Entertainers Join Effort to “Save My Friend,” South Korean Lawmaker Launches Hunger Strike

Across the street from the Chinese Embassy in Seoul today was a busy place.  At 2 p.m. South Korean National Assemblywoman Park Sun Young of the Liberty Forward Party launched a hunger strike (I took the photo above around 5:40 p.m.).

In a statement on Tuesday, Park said she plans to launch an “indefinite” hunger strike in front of the Chinese embassy in Seoul to protest the forced repatriation of North Korean defectors by China.

“At this very moment, China continues to search and arrest North Korean defectors,” Park said.

“To fundamentally change China, somebody must make a sacrifice. So, I will launch an indefinite hunger strike starting today,” the lawmaker said. [Korea Times]

I have seen her at several North Korean human rights events over the years, so I doubt this is an act to bring attention to herself.  One of her staff members said she will be sleeping in a tent at this spot — and she pointed to it around the corner.
Meanwhile at 4:50 p.m., just a few feet to her right, actor Cha In Pyo and several other entertainers held a press conference.  They sang, cried, and read letters appealing to the “citizens of the People’s Republic of China and the international community” to stop the repatriation of 31 refugees currently detained in China. Cha of course was the lead actor in the 2008 movie Crossing.
As you can see in the photos below, the stars got the media out. There must have been a camera from every major news outlet in Korea there.

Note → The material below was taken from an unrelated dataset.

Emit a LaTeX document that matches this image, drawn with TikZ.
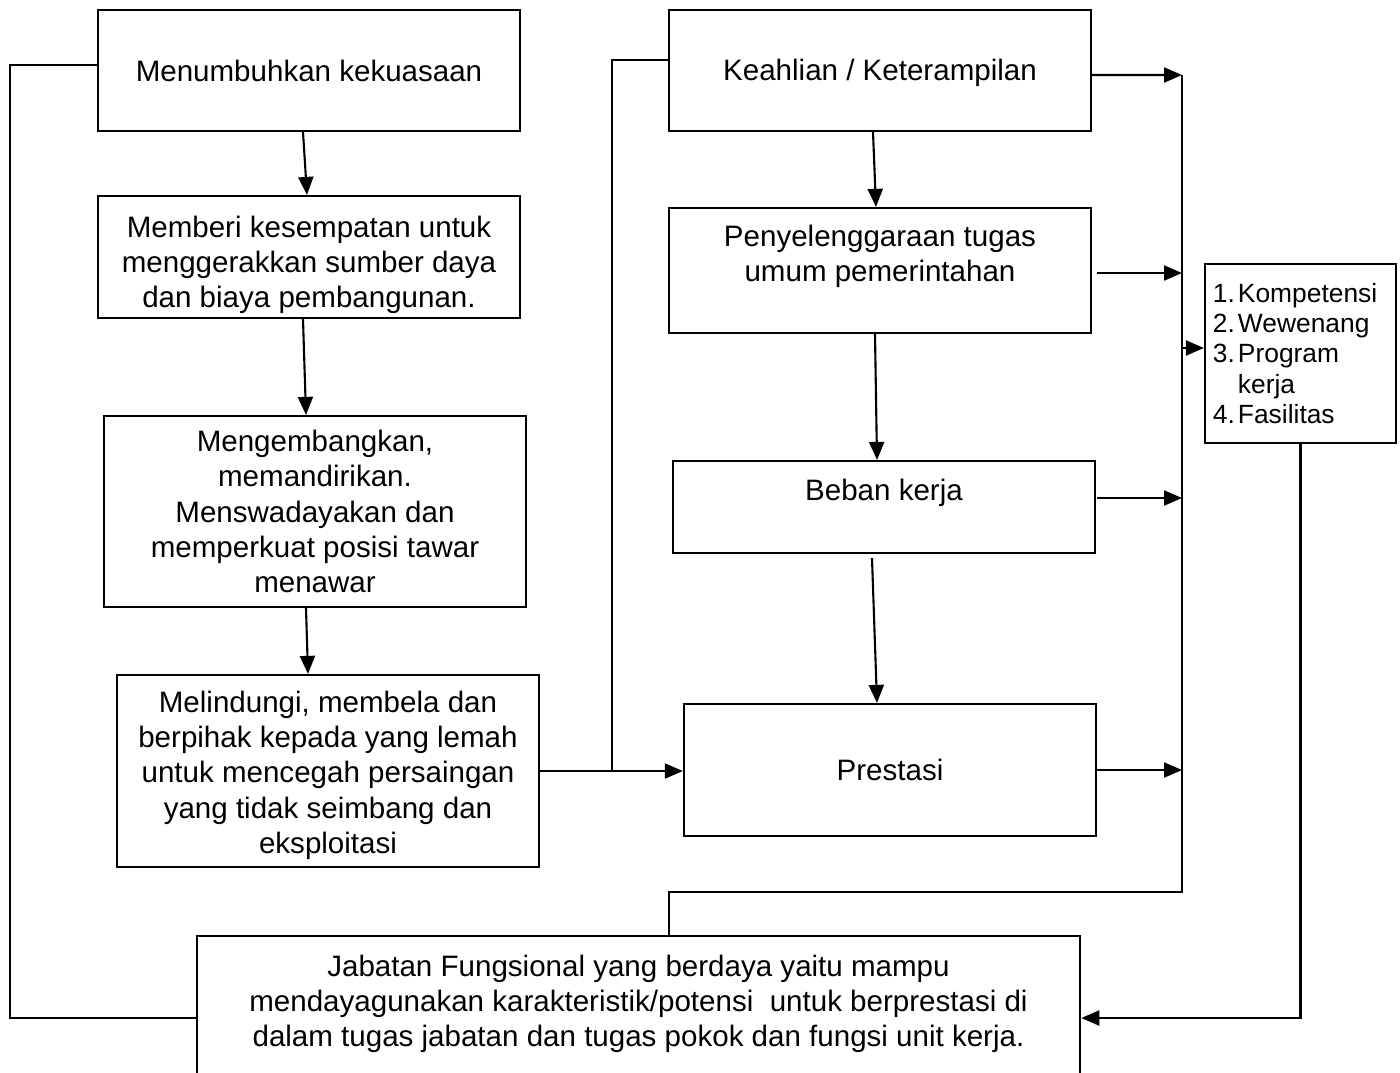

But it’s not just all star-power.  Many groups appear to be uniting behind a “Save My Friend” grassroots campaign that is rapidly spreading via social media (Twitter and more recently Facebook).  I base that on the fact that the petition they very recently started is now getting thousands of signers per day.
Joining the entertainers were a group of students and the principal from YeoMyeong School, which is an alternative school for young North Korean defectors in Seoul.

The Save My Friend organizers plan to gather every day at 2 p.m. across the street from the Chinese Embassy.  It’s about a 8-10 minute walk straight out of exit 2 of the Gyeongbokgung Subway Station (line 3).